Sunday, 24 July 2016

Applying CHECK constraint and creating rules in SQL server

The CHECK Constraint enables a condition to check the value being entered into a record. If the condition evaluates to false, the record violates the constraint and isn't entered into the table.

Create table

create table Employee
(
EmployeeId int,
Name varchar(50),
age int,
salary money
)

Alter table and add check constraint

ALTER TABLE Employee
ADD CONSTRAINT CK_emp_Age CHECK (Age > 0 AND Age < 60)
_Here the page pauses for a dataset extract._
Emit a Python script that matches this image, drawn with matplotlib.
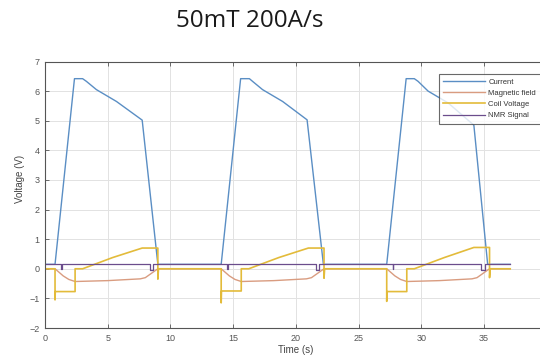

Alter table to drop constraint

ALTER TABLE Employee

DROP CONSTRAINT CK_emp_Age



Rule - Rules are constraints bound to columns from tables or to user defined data types
CREATE RULE cannot be combined with other Transact-SQL statements in a single batch. Rules do not apply to data already existing in the database at the time the rules are created, and rules cannot be bound to system data types.
A rule can be created only in the current database. After you create a rule, execute sp_bindrule to bind the rule to a column or to alias data type. A rule must be compatible with the column data type. For example, "@value LIKE A%" cannot be used as a rule for a numeric column. A rule cannot be bound to text, ntextimagevarchar (max), nvarchar(max)varbinary(max)xml, CLR user-defined type, or timestamp column. A rule cannot be bound to a computed column.

Create table

create table Employee
(
EmployeeId int,
age int
)

Create rule

CREATE RULE age_rule 
AS  
@age_rule>= 18 AND @age_rule <=60;

Bind rule

sp_bindrule age_rule, 'Employee.age'

Unbind rule

sp_unbindrule 'Employee.age'

Drop rule

DROP RULE age_rule


Difference in constraint and rule
We can bind rules to a datatypes whereas constraints are bound only to columns. This feature enable us to create our own data-type with the help of Rules and get the input according to that.

Rules are reusable so if you make rule one time you can use a rule multiple times to one or more columns.